Ok, this is not a blog post. It’s a bit of a rant. But also one borne out of how chaotic this industry has become. Every org is building an ‘observability’ platform. Touche 😜. Because, hey, the dire situation in engineering corridors. Frustrated engineers, spiraling costs, terrible productivity, and the endless fatigue of doing this repeatedly.

But, also, hey, there’s a lot of money on the table. LOTS. And the land grab on observability reminds me of how you can create apes and get everyone to rally around it. But that's a story for another day.

In this adjective-finding industry of ‘reliability’ tooling, buzzwords are commonplace. The one that's steadily picking up; is observability. Dime and a dozen players. Even the APM folks are now morphing into ‘observability’-first orgs. Everyone’s observable, and yet, no one is reliable. Long live observability, death to observability.

Here’s a simple truth: Building a reliability framework starts with engineering teams writing clean code, paying attention to 'observability-as-code', and getting basic engineering practices sorted.

No tool can magically offer you five 9s. This is not about the vendor you choose or build. Instead, you start from basic org nomenclature to discard unnecessary data and nipping tribal knowledge. These are the basics. And the basics are boring. Boring is hard. No one wants to talk boring, because... you know... boring. But boring is what makes you resilient and reliable. Boring is battle tested.

All this chatter about Artificial Intelligence Operations to the rescue, and mythical sentient dodos deciphering reliability is loads of hogwash.

So, here’s a simple, obvious, grassroots story of ground realities. It’s so trivial, it’s so basic, it should give you the topology of where things stand. Strap your seatbelts. This is part ugly, part hilarious, and tells you how things need to change structurally if you want better reliability.

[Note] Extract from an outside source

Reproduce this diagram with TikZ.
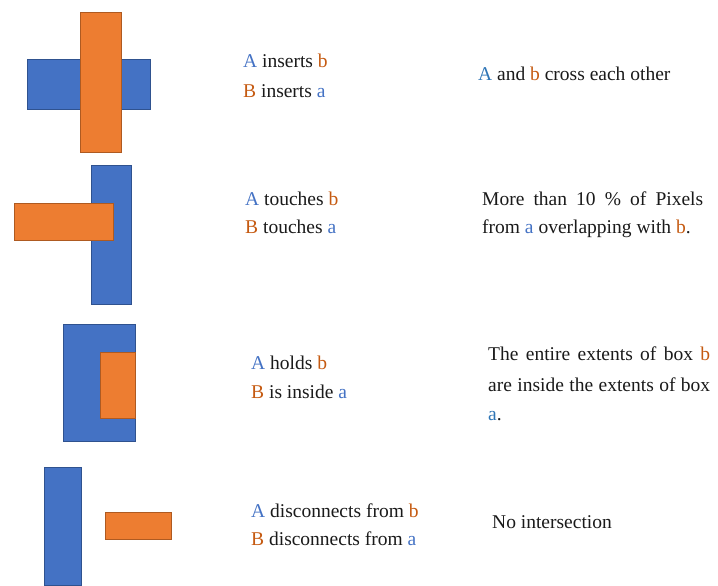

Words have consequences — Nomenclature.

Product communication in engineering is integral to avoiding entropy. The words you choose and how you design an engineering org matter more than you think. The bottomless pit of Conway’s Law will manifest in your reliability charter if you don't act on it.

How?

One of our large customers faced an outage. It lasted for about two hours or so. As always, folks were struggling to understand the root cause of the incident. After nearly 45 minutes, it turns out this was because of a break in nomenclature. 🤔

Team A has defined a service name as Payments-APAC. This particular service went down.

Team B realized the issue but was searching for EMEA-Payments-Home. Soon, Team C was alerted to failures, and they didn’t have a clue about the root cause. About 20 minutes in, Customer Success (Team D) is now bombarded with complaints. This adds stress to Team B and moves up the value chain all the way to Team A.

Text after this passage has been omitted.